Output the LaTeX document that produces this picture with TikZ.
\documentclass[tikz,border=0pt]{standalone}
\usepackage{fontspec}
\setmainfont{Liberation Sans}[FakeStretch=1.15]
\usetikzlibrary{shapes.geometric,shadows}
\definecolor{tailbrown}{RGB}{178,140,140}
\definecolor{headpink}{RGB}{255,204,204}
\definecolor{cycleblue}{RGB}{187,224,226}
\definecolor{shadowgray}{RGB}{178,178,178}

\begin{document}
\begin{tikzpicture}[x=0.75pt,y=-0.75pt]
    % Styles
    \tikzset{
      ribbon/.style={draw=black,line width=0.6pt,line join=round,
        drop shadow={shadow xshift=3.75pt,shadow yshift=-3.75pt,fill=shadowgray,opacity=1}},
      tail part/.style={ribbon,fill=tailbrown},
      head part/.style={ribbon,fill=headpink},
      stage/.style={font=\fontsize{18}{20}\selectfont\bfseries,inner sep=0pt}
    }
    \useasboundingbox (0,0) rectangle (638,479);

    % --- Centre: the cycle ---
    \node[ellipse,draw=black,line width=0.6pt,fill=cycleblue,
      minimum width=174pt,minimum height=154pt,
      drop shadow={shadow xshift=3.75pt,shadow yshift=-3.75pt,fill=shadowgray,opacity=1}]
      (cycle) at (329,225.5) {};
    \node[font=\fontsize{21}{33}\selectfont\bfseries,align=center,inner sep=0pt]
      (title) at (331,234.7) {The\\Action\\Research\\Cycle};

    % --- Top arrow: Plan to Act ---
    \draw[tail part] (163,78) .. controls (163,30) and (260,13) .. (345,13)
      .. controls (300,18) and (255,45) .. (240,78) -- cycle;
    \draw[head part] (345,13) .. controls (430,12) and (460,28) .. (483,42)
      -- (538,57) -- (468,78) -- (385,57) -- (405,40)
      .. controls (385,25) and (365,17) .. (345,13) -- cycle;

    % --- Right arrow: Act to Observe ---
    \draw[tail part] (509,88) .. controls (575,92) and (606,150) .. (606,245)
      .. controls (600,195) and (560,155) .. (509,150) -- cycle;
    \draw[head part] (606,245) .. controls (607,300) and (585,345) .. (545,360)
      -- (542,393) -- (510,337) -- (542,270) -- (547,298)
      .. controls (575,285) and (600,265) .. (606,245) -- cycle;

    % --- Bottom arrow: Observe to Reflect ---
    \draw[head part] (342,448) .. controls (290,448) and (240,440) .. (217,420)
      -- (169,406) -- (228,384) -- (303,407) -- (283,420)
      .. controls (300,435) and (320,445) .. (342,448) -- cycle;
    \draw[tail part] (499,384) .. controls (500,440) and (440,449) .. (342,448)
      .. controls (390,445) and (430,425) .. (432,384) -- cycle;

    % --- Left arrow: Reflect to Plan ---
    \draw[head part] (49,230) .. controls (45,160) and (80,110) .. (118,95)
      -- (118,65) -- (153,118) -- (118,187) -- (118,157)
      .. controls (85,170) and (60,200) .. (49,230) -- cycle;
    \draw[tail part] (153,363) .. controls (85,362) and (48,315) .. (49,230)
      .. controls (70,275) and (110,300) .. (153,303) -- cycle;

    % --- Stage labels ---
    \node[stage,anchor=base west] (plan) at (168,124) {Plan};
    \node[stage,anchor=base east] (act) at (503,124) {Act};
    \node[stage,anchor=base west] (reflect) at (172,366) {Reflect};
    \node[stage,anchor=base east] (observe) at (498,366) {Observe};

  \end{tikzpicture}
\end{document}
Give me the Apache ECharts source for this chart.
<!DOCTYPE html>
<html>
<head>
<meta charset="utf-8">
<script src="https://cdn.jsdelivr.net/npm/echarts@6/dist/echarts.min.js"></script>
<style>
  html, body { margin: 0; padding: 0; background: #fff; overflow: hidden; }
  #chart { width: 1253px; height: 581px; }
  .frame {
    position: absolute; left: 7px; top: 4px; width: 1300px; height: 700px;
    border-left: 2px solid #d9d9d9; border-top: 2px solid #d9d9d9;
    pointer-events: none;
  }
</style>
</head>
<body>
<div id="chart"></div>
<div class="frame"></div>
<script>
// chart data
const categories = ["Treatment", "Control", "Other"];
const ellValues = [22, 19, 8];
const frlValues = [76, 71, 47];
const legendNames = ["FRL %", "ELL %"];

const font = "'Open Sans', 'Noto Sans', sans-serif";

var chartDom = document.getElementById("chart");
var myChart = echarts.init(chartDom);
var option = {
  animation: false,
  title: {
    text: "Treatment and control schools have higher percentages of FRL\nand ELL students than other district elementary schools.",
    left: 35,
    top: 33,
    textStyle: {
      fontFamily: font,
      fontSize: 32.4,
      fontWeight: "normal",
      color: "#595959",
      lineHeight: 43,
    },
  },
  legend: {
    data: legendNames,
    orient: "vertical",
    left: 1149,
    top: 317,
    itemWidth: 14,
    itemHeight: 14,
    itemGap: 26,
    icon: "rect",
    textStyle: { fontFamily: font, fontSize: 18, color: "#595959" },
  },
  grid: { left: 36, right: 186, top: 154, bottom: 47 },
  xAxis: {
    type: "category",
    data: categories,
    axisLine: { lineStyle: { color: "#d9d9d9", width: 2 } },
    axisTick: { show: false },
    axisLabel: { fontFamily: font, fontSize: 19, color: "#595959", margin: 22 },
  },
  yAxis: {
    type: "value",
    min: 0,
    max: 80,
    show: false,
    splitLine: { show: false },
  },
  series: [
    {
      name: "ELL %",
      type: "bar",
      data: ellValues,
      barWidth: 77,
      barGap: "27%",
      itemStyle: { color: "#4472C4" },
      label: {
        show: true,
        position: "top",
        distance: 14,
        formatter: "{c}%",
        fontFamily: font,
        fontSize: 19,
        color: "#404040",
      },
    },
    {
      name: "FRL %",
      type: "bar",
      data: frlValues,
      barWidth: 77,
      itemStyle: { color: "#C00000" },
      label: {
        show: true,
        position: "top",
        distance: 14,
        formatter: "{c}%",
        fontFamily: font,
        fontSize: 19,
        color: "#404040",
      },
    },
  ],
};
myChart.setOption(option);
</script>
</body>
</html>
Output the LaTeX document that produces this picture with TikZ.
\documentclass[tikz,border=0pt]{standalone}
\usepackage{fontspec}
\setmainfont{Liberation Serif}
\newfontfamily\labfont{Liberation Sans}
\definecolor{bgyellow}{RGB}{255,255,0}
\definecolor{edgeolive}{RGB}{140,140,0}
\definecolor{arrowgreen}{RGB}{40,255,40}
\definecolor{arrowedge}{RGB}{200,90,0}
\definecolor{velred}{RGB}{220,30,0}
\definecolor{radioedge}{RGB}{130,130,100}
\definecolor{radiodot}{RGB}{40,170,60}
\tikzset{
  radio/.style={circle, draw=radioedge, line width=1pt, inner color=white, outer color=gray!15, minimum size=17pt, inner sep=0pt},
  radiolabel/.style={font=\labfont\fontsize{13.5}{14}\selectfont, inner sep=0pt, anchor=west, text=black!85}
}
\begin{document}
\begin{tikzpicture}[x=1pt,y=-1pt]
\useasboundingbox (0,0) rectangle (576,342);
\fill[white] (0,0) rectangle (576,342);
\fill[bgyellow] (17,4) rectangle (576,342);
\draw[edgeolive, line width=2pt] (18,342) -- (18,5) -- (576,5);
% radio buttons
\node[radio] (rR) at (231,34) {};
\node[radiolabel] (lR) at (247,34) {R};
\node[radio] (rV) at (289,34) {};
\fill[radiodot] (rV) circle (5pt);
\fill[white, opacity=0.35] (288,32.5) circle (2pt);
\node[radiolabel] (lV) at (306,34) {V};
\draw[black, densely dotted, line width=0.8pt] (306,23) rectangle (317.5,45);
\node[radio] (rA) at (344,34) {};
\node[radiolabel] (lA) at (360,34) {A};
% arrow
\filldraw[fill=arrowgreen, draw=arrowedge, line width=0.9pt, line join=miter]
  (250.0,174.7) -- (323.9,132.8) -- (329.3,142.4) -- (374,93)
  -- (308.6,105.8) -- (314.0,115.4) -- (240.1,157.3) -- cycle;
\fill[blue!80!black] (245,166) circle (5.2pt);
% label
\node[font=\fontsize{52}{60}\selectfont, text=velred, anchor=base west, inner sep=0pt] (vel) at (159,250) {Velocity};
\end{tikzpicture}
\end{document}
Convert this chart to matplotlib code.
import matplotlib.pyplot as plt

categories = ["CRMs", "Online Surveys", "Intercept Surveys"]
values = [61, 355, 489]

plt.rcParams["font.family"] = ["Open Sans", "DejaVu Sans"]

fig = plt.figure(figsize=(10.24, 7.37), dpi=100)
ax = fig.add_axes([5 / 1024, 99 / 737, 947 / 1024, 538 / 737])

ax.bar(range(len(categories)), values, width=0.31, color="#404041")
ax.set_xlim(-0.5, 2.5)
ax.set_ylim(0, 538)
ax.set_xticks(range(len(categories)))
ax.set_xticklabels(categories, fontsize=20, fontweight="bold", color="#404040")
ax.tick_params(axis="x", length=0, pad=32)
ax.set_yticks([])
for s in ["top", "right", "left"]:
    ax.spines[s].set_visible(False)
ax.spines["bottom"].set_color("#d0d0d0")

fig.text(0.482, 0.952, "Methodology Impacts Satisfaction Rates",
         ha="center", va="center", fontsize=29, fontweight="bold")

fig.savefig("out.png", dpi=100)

============================================================

**Task description**
Locate the word "matplotlib" in the records above, and return each line that has it.

**Finished task**
Convert this chart to matplotlib code.
import matplotlib.pyplot as plt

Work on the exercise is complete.